Scream of the Wolf is a 1974 American made-for-television horror-thriller film starring Peter Graves and Clint Walker and directed by Dan Curtis. It originally aired as the ABC Movie of the Week on January 16, 1974.

==Plot==
Following a series of brutal murders committed by what appears to be an animal, Sheriff Vernon Bell asks local adventure writer and former hunter John Weatherby to investigate. Weatherby agrees and finds that the footprints left at the murder site appear to be that of a wolf, but that changed into a bipedal animal while leaving, and the animal has left no scent. Weatherby asks his friend, reclusive big game hunter Byron Douglas, for help, but he declines, stating that he feels the atmosphere of fear the killings create has made the townsfolk "alive" for the first time.

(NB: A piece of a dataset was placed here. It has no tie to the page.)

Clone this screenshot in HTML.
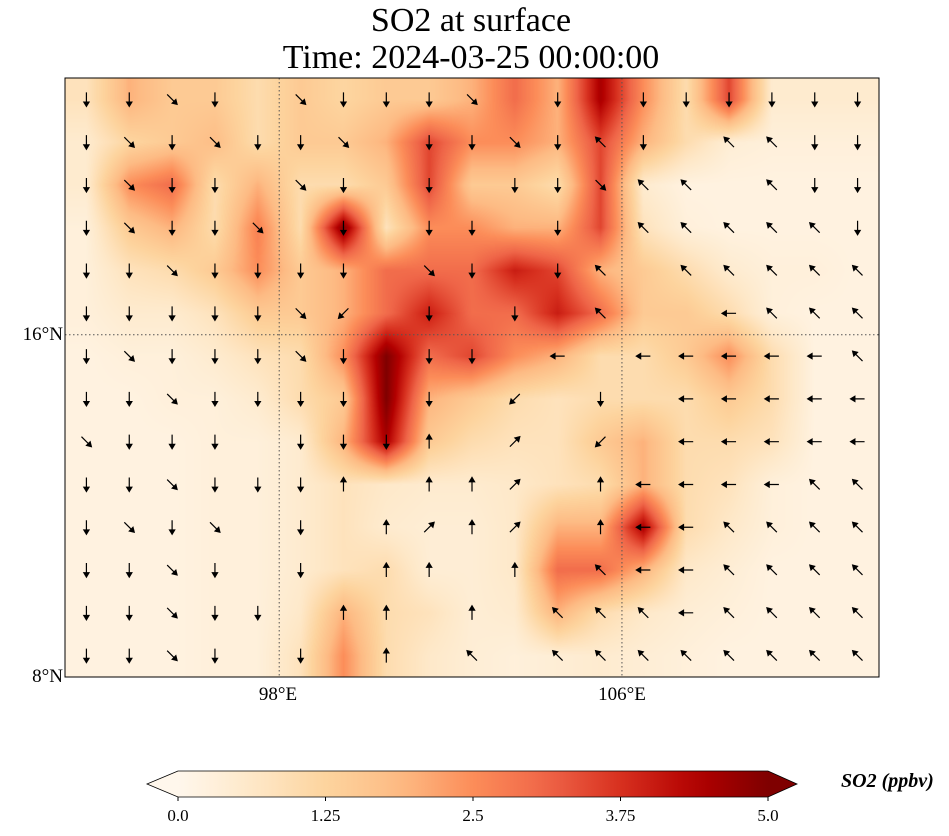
<!DOCTYPE html>
<html><head><meta charset="utf-8"><style>
body{margin:0;background:#fff;width:949px;height:836px;overflow:hidden;font-family:"Liberation Serif",serif;}
.t{position:absolute;white-space:nowrap;color:#000}
</style></head><body>
<div class="t" style="left:0;width:942px;text-align:center;top:2px;font-size:34px;line-height:37px">SO2 at surface<br>Time: 2024-03-25 00:00:00</div>
<canvas id="map" width="814" height="599" style="position:absolute;left:65px;top:78px"></canvas>
<svg id="ov" width="949" height="836" style="position:absolute;left:0;top:0"></svg>
<div class="t" style="right:886px;top:324px;font-size:19px">16°N</div>
<div class="t" style="right:886px;top:666px;font-size:19px">8°N</div>
<div class="t" style="left:278px;transform:translateX(-50%);top:684px;font-size:19px">98°E</div>
<div class="t" style="left:622px;transform:translateX(-50%);top:684px;font-size:19px">106°E</div>
<div class="t" style="left:841px;top:770px;font-size:20px;font-weight:bold;font-style:italic">SO2 (ppbv)</div>
<script>
const lons=[93,94,95,96,97,98,99,100,101,102,103,104,105,106,107,108,109,110,111];
const lats=[21.5,20.5,19.5,18.5,17.5,16.5,15.5,14.5,13.5,12.5,11.5,10.5,9.5,8.5];
const so2=[
[0.8,2.0,1.5,1.5,1.0,1.5,1.2,1.5,1.5,2.0,3.0,2.0,4.5,2.5,1.0,3.5,0.5,0.5,0.5],
[0.5,1.2,1.5,1.8,1.0,1.5,1.5,2.0,3.5,2.5,2.5,2.0,3.5,2.0,1.0,0.4,0.3,0.3,0.3],
[0.5,2.5,3.0,1.0,2.0,1.0,1.0,1.5,3.5,1.5,1.5,1.0,3.5,0.5,0.2,0.2,0.2,0.2,0.2],
[0.3,1.5,2.0,1.0,2.7,1.0,5.0,0.8,2.5,2.5,2.0,2.0,3.5,0.8,0.3,0.2,0.2,0.2,0.2],
[0.3,0.8,1.0,1.5,2.5,1.5,2.0,3.0,3.0,3.0,4.0,3.5,2.0,1.5,1.0,0.5,0.3,0.3,0.2],
[0.3,0.5,0.5,0.8,1.5,1.5,2.0,3.0,4.0,3.0,3.0,4.0,3.0,1.5,1.5,1.0,0.3,0.2,0.2],
[0.2,0.3,0.3,0.5,0.8,1.0,2.5,5.0,3.0,3.5,2.5,2.0,1.0,1.0,1.5,2.5,1.0,0.2,0.2],
[0.2,0.2,0.3,0.3,0.5,1.0,1.5,5.0,2.0,1.5,1.0,0.8,1.0,1.0,1.0,1.5,1.0,0.2,0.2],
[0.2,0.2,0.2,0.3,0.3,0.5,2.0,4.5,1.5,1.0,0.8,0.8,1.5,2.0,1.0,1.0,0.8,0.2,0.2],
[0.2,0.2,0.2,0.3,0.3,0.5,0.8,0.6,0.5,0.5,0.6,0.8,1.0,2.0,1.0,0.8,0.3,0.2,0.2],
[0.2,0.2,0.2,0.3,0.3,0.5,0.8,0.5,0.4,0.4,0.6,2.0,2.0,4.5,1.0,0.6,0.3,0.2,0.2],
[0.2,0.2,0.2,0.3,0.3,0.5,0.8,1.0,0.4,0.4,0.6,3.0,3.0,2.0,0.6,0.4,0.2,0.2,0.2],
[0.2,0.2,0.2,0.3,0.3,0.6,2.0,1.0,0.8,0.4,0.5,2.0,1.0,0.6,0.4,0.3,0.2,0.2,0.2],
[0.2,0.2,0.2,0.3,0.3,0.8,2.5,1.0,0.6,0.4,0.3,0.4,0.5,0.4,0.3,0.2,0.2,0.2,0.2]];
const windDir=[
"4434.34443.4.444444",
"4343443.443474.7744",
"4344.34.4.44377.744",
"43443.4.44.4.777774",
"4434444.34.47.77777",
"4444435.4.4.7..6777",
"4344434.44.6.666667",
"4434444.4.5.4.66666",
"3444.4440.1.5.66666",
"4434440.001.0666677",
"4343.4.0101.0667777",
"4434.4.00.0.7667777",
"44344.00.0.77767777",
"4434.4.0.7.77777777"];
const cbTicks=["0.0","1.25","2.5","3.75","5.0"];
const vmin=0,vmax=5;
const L=65,T=78,W=814,H=599;
function xs(lon){return L+(lon-93)*W/19;}
function ys(lat){return T+(22-lat)*H/14;}
const cm=[[255,247,236],[254,232,200],[253,212,158],[253,187,132],[252,141,89],[239,101,72],[215,48,31],[179,0,0],[127,0,0]];
function col(v){let t=Math.max(0,Math.min(1,(v-vmin)/(vmax-vmin)))*8;let i=Math.min(7,Math.floor(t)),f=t-i;return cm[i].map((c,k)=>Math.round(c+(cm[i+1][k]-c)*f));}
const cv=document.getElementById('map'),ctx=cv.getContext('2d'),img=ctx.createImageData(W,H);
for(let py=0;py<H;py++){const lat=22-(py+0.5)*14/H;let r=(21.5-lat);r=Math.max(0,Math.min(13,r));const r0=Math.min(12,Math.floor(r)),fr=r-r0;
for(let px=0;px<W;px++){const lon=93+(px+0.5)*19/W;let c=lon-93.5;c=Math.max(0,Math.min(18,c));const c0=Math.min(17,Math.floor(c)),fc=c-c0;
const v=so2[r0][c0]*(1-fr)*(1-fc)+so2[r0][c0+1]*(1-fr)*fc+so2[r0+1][c0]*fr*(1-fc)+so2[r0+1][c0+1]*fr*fc;
const k=col(v),o=(py*W+px)*4;img.data[o]=k[0];img.data[o+1]=k[1];img.data[o+2]=k[2];img.data[o+3]=255;}}
ctx.putImageData(img,0,0);
const NS='http://www.w3.org/2000/svg',ov=document.getElementById('ov');
function mk(tag,at,parent){const e=document.createElementNS(NS,tag);for(const k in at)e.setAttribute(k,at[k]);(parent||ov).appendChild(e);return e;}
let g=mk('g',{});


const ang=[-90,-45,0,45,90,135,180,-135];
lats.forEach((lat,i)=>{lons.forEach((lon,j)=>{const ch=(windDir[i]||'')[j];if(!ch||ch==='.')return;
const a=ang[+ch]*Math.PI/180,x=xs(lon+0.5),y=ys(lat),len=14,dx=Math.cos(a)*len,dy=Math.sin(a)*len;
const x1=x-dx/2,y1=y-dy/2,x2=x+dx/2,y2=y+dy/2;
const ar=mk('path',{d:`M${x1},${y1}L${x2},${y2}M${x2+Math.cos(a+2.6)*5},${y2+Math.sin(a+2.6)*5}L${x2},${y2}L${x2+Math.cos(a-2.6)*5},${y2+Math.sin(a-2.6)*5}Z`,stroke:'#000','stroke-width':1.2,fill:'#000'},g);

});});
let gl=mk('g',{stroke:'#555','stroke-width':1,'stroke-dasharray':'1.5,2.5',fill:'none'});


[98,106].forEach(l=>mk('line',{x1:xs(l),x2:xs(l),y1:T,y2:T+H},gl));
[16].forEach(l=>mk('line',{x1:L,x2:L+W,y1:ys(l),y2:ys(l)},gl));
let fr=mk('rect',{x:L,y:T,width:W,height:H,fill:'none',stroke:'#000','stroke-width':1});


const cx0=178,cx1=768,cy0=771,cy1=797;
const defs=mk('defs',{}),lg=mk('linearGradient',{id:'cbg',x1:0,x2:1,y1:0,y2:0},defs);
for(let i=0;i<=20;i++){const k=col(vmin+(vmax-vmin)*i/20);mk('stop',{offset:i/20,'stop-color':`rgb(${k})`},lg);}
let cb=mk('rect',{x:cx0,y:cy0,width:cx1-cx0,height:cy1-cy0,fill:'url(#cbg)'});


let k0=col(vmin),k1=col(vmax);
mk('path',{d:`M${cx0},${cy0}L147,${(cy0+cy1)/2}L${cx0},${cy1}Z`,fill:`rgb(${k0})`});
mk('path',{d:`M${cx1},${cy0}L797,${(cy0+cy1)/2}L${cx1},${cy1}Z`,fill:`rgb(${k1})`});
mk('path',{d:`M${cx0},${cy0}L147,${(cy0+cy1)/2}L${cx0},${cy1}L${cx1},${cy1}L797,${(cy0+cy1)/2}L${cx1},${cy0}Z`,fill:'none',stroke:'#000','stroke-width':0.8});
cbTicks.forEach((t,i)=>{const x=cx0+(cx1-cx0)*i/(cbTicks.length-1);mk('line',{x1:x,x2:x,y1:cy1,y2:cy1+4,stroke:'#000'});
const tx=mk('text',{x:x,y:821,'text-anchor':'middle','font-size':17,'font-family':'Liberation Serif, serif'});tx.textContent=t;

});
</script>
</body></html>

Byron and Weatherby had previously gone on a hunt where they battled a vicious wolf that had bitten Byron.

Weatherby's girlfriend Sandy Miller is attacked in her home by the animal. She survives, but begins to believe the murders were committed by a werewolf, a belief that spreads to the rest of the townsfolk. Sandy also believes that Byron could be the killer, as does Sheriff Bell, who posts a police officer to stakeout Byron's house. The officer is mauled to death, and his body is found in a clearing far away from the house. After the town is put into a state of national emergency, Weatherby demands Byron's help once more, and he reluctantly agrees. The two hunt for the animal in the woods, splitting up. Byron is seemingly killed by the animal, which John tracks to Byron's house. John is held at gunpoint by Byron, who faked his own death by killing his assistant Grant.

Byron reveals that he was the killer, having faked the tracks with pieces of the animals he has killed over the years and covered his scent, and used an attack dog to kill the victims. Byron wants to hunt Weatherby and help him regain his killer instincts, and sends him out into the woods with a five-minute head start to find ammo for his rifle. Weatherby succeeds but is attacked by the dog, which he shoots. Byron then attacks him, only for Weatherby to reveal he had hidden a pistol, having known Byron was the killer and baited him into revealing himself. Byron walks away, only to be shot and wounded by Weatherby. Enraged, Byron rushes after him, only to be shot again and killed. Weatherby stands over his friend's body, contemplating what he has done, and then walks off into the night.

==Cast==
- Peter Graves as John Weatherby
- Clint Walker as Byron Douglas
- Jo Ann Pflug as Sandy Miller
- Philip Carey as Sheriff Vernon Bell
- Don Megowan as Grant
- Dean Smith as Lake

==Release==
The film originally aired on the American Broadcasting Company (ABC) on January 16, 1974.

The film is available on DVD via several public domain companies.